While Pakistan completely fails the people of G-B is there any way for its citizens to at least get basic liberties provided by our constitution? In constitutional law, there is precedent from some jurisdictions which says that certain provisions of the Constitution apply to regions where a country exercises ‘de facto’ sovereignty. This is what the Supreme Court of the United States stated in the case of Boumediene vs Bush when the Bush administration tried to wiggle its way out of the constitution by claiming Guantanamo Bay was outside the jurisdiction of the United States, and therefore, detainees could not be extended the right of habeas corpus. Justice Kennedy shut down this argument, making the point that the US had complete control over the Bay for more than a 100 years. “Our basic charter cannot be contracted away like this,” he said.
There is an argument then, that given that Pakistan exercises de facto sovereignty over G-B, its people, even if not its citizens, should be given certain fundamental rights under the Constitution.

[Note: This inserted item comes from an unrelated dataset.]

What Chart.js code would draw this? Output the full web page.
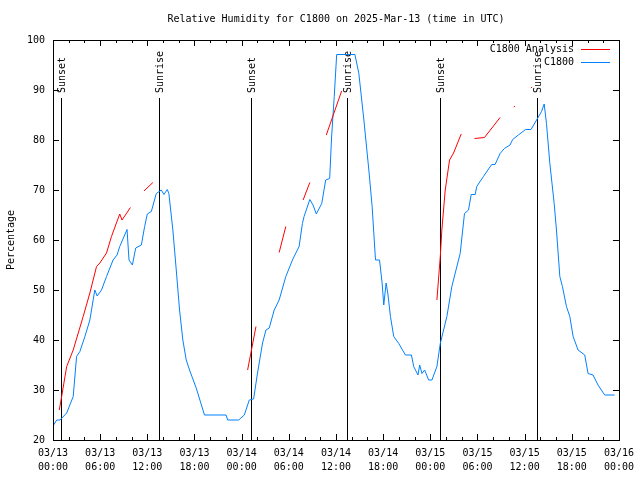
<!DOCTYPE html>
<html><head><meta charset="utf-8">
<script src="https://cdn.jsdelivr.net/npm/chart.js@4.4.1/dist/chart.umd.min.js"></script>
<style>html,body{margin:0;padding:0;background:#fff}#wrap{width:640px;height:480px}</style>
</head><body><div id="wrap"><canvas id="c" width="640" height="480"></canvas></div>
<script>
const titleText = "Relative Humidity for C1800 on 2025-Mar-13 (time in UTC)";
const yAxisLabel = "Percentage";
const seriesNames = ["C1800 Analysis", "C1800"];
const xTickLabels = [
  ["03/13","00:00"],["03/13","06:00"],["03/13","12:00"],["03/13","18:00"],
  ["03/14","00:00"],["03/14","06:00"],["03/14","12:00"],["03/14","18:00"],
  ["03/15","00:00"],["03/15","06:00"],["03/15","12:00"],["03/15","18:00"],
  ["03/16","00:00"]
];
const sunEventHours = [1.05, 13.45, 25.14, 37.43, 49.18, 61.52];
const sunEventLabels = ["Sunset","Sunrise","Sunset","Sunrise","Sunset","Sunrise"];

// hours since 03/13 00:00 UTC
const stationHours = [0,0.47,0.89,1.74,2.57,3.0,3.42,4.06,4.69,5.32,5.62,6.17,6.81,7.64,8.15,8.49,9.42,9.67,10.10,10.52,11.24,11.66,12.0,12.51,13.14,13.78,14.11,14.54,14.74,15.25,15.68,16.10,16.52,16.95,17.37,18.22,19.27,22.02,22.22,23.62,24.34,24.97,25.52,26.02,26.66,27.09,27.51,28.14,28.77,29.62,30.46,31.31,31.73,31.94,32.67,33.08,33.50,34.19,34.69,35.20,35.45,35.78,36.09,37.23,38.41,38.91,39.55,40.18,40.60,41.03,41.54,41.87,42.08,42.38,42.59,42.93,43.35,43.99,44.83,45.60,45.89,46.43,46.65,46.94,47.28,47.79,48.21,48.84,49.27,49.69,50.11,50.74,51.80,52.35,52.86,53.20,53.71,53.91,54.76,55.81,56.24,56.88,57.42,58.14,58.48,59.20,60.12,60.81,61.52,62.15,62.49,62.78,63.21,63.76,64.05,64.48,64.81,65.32,65.75,66.17,66.80,67.65,68.07,68.70,69.34,69.76,70.19,71.45];
const stationValues = [22.8,24.0,24.0,25.4,28.7,36.7,37.7,40.7,44.0,50.0,48.8,50.0,52.7,56.0,57.0,58.7,62.1,56.0,55.0,58.4,59.0,62.7,65.2,65.7,69.3,70.0,69.1,70.1,69.3,62.0,54.0,46.0,40.0,36.0,34.0,30.4,25.0,25.0,24.0,24.0,25.0,28.0,28.2,33.4,39.4,42.0,42.4,46.0,48.0,52.7,56.0,58.7,63.3,64.7,68.1,67.0,65.2,67.3,72.0,72.3,80.8,88.7,97.1,97.1,97.1,93.3,84.0,74.0,66.7,56.0,56.0,51.4,47.0,51.4,49.4,44.7,40.7,39.3,37.0,37.0,34.7,33.0,35.0,33.3,34.0,32.0,32.0,34.7,39.3,42.0,44.7,50.7,57.3,65.3,66.0,69.1,69.1,70.7,72.7,75.1,75.1,77.3,78.3,79.0,80.1,81.0,82.1,82.1,84.0,85.7,87.2,83.3,75.3,67.3,62.0,52.7,50.7,46.7,44.7,40.7,38.0,37.0,33.3,33.0,31.0,30.0,29.0,29.0];

// null = gap in analysis
const analysisHours = [0.80,1.10,1.74,2.57,3.84,4.69,5.54,5.96,6.81,7.44,8.49,8.78,9.85,10.7,11.57,12.71,18.0,24.76,25.82,27.0,28.77,29.62,30.7,31.82,32.67,33.7,34.77,36.72,42.0,48.84,49.27,49.47,49.90,50.45,50.96,51.93,52.8,53.62,54.89,56.88,57.8,58.62,58.78,59.8,60.80,60.96];
const analysisValues = [26.0,28.7,34.7,38.0,44.7,49.4,54.7,55.4,57.4,60.7,65.2,64.0,66.5,null,69.8,71.5,null,34.0,42.7,null,57.5,62.7,null,68.0,71.5,null,81.0,89.8,null,48.0,56.7,62.0,70.0,76.0,77.4,81.2,null,80.3,80.5,84.5,null,86.6,86.8,null,90.4,90.6];

const FONT = '"DejaVu Sans Mono", "Liberation Mono", monospace';
const RED = '#ff0000', BLUE = '#0080ff';

const toPoints = (xs, ys) => xs.map((x, i) => ({x: x, y: ys[i]}));

const decor = {
  id: 'decor',
  beforeDatasetsDraw(chart) {
    const ctx = chart.ctx, xs = chart.scales.x, a = chart.chartArea;
    ctx.save();
    ctx.strokeStyle = '#000'; ctx.lineWidth = 1;
    ctx.fillStyle = '#000';
    ctx.font = '10px ' + FONT;
    sunEventHours.forEach((h, i) => {
      const px = Math.round(xs.getPixelForValue(h)) + 0.5;
      ctx.beginPath(); ctx.moveTo(px, 98); ctx.lineTo(px, a.bottom); ctx.stroke();
      ctx.save();
      ctx.translate(px + 1, 93);
      ctx.rotate(-Math.PI / 2);
      ctx.textAlign = 'left'; ctx.textBaseline = 'middle';
      ctx.fillText(sunEventLabels[i], 0, 0);
      ctx.restore();
    });
    ctx.restore();
  },
  afterDraw(chart) {
    const ctx = chart.ctx, xs = chart.scales.x, ys = chart.scales.y, a = chart.chartArea;
    ctx.save();
    ctx.strokeStyle = '#000'; ctx.lineWidth = 1;
    // box
    ctx.strokeRect(Math.round(a.left) + 0.5, Math.round(a.top) + 0.5, Math.round(a.right - a.left), Math.round(a.bottom - a.top));
    // x ticks (major 6h, minor 2h), mirrored on top
    ctx.beginPath();
    for (let h = xs.min; h <= xs.max; h += 2) {
      const px = Math.round(xs.getPixelForValue(h)) + 0.5;
      const len = (h % 6 === 0) ? 6 : 3;
      ctx.moveTo(px, a.bottom); ctx.lineTo(px, a.bottom - len);
      ctx.moveTo(px, a.top); ctx.lineTo(px, a.top + len);
    }
    // y ticks, mirrored on right
    for (let v = ys.min; v <= ys.max; v += 10) {
      const py = Math.round(ys.getPixelForValue(v)) + 0.5;
      ctx.moveTo(a.left, py); ctx.lineTo(a.left + 6, py);
      ctx.moveTo(a.right, py); ctx.lineTo(a.right - 6, py);
    }
    ctx.stroke();
    // title
    ctx.fillStyle = '#000';
    ctx.font = '10px ' + FONT;
    ctx.textAlign = 'center'; ctx.textBaseline = 'middle';
    ctx.fillText(titleText, (a.left + a.right) / 2, 19);
    // legend
    ctx.textAlign = 'right';
    const colors = [RED, BLUE];
    seriesNames.forEach((n, i) => {
      const y = 49 + i * 13;
      ctx.fillStyle = '#000';
      ctx.fillText(n, 574, y);
      ctx.strokeStyle = colors[i];
      ctx.beginPath(); ctx.moveTo(581, y + 0.5); ctx.lineTo(610, y + 0.5); ctx.stroke();
    });
    ctx.restore();
  }
};

new Chart(document.getElementById('c'), {
  type: 'line',
  data: {
    datasets: [
      { label: seriesNames[0], data: toPoints(analysisHours, analysisValues), borderColor: RED, backgroundColor: RED, borderWidth: 1, pointRadius: 0, tension: 0, spanGaps: false, fill: false },
      { label: seriesNames[1], data: toPoints(stationHours, stationValues), borderColor: BLUE, backgroundColor: BLUE, borderWidth: 1, pointRadius: 0, tension: 0, fill: false }
    ]
  },
  options: {
    responsive: false,
    animation: false,
    devicePixelRatio: 1,
    layout: { padding: { top: 40, right: 19, left: 0, bottom: 0 } },
    plugins: { legend: { display: false }, title: { display: false }, tooltip: { enabled: false } },
    scales: {
      x: {
        type: 'linear', min: 0, max: 72,
        afterFit: s => { s.height = 40; },
        grid: { display: false, drawTicks: false },
        border: { display: false },
        ticks: {
          stepSize: 6, autoSkip: false, maxRotation: 0, padding: 6, color: '#000',
          font: { family: FONT, size: 10, lineHeight: 1.45 },
          callback: v => xTickLabels[Math.round(v / 6)]
        }
      },
      y: {
        min: 20, max: 100,
        afterFit: s => { s.width = 53; },
        grid: { display: false, drawTicks: false },
        border: { display: false },
        ticks: { stepSize: 10, padding: 8, color: '#000', font: { family: FONT, size: 10 } },
        title: { display: true, text: yAxisLabel, color: '#000', padding: { top: 5, bottom: 0 }, font: { family: FONT, size: 10 } }
      }
    }
  },
  plugins: [decor]
});
</script>
</body></html>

We also need to be mindful that anything short of giving G-B provincial status would be unjust. Arguments have been made along these lines, but they should be rejected for the colonial relics that they are. We should not treat G-B the way the US has treated Puerto Rico. Puerto Rico’s status was decided by a long line of US cases that are referred to as the ‘insular’ cases. To summarise: these cases stated that Puerto Rico was an unincorporated territory and thus did not have all the rights under the Constitution that fully incorporated states have in the US. Such principles reek of colonialism and the ‘insular cases’ came about when US expansionism was at its peak. Pakistan should be wary of going down the colonial road.
It is full provincial autonomy and full citizenship status that the people of Gilgit-Baltistan deserve. Anything less would be an insult to the people of a region that was one of the first to join Pakistan.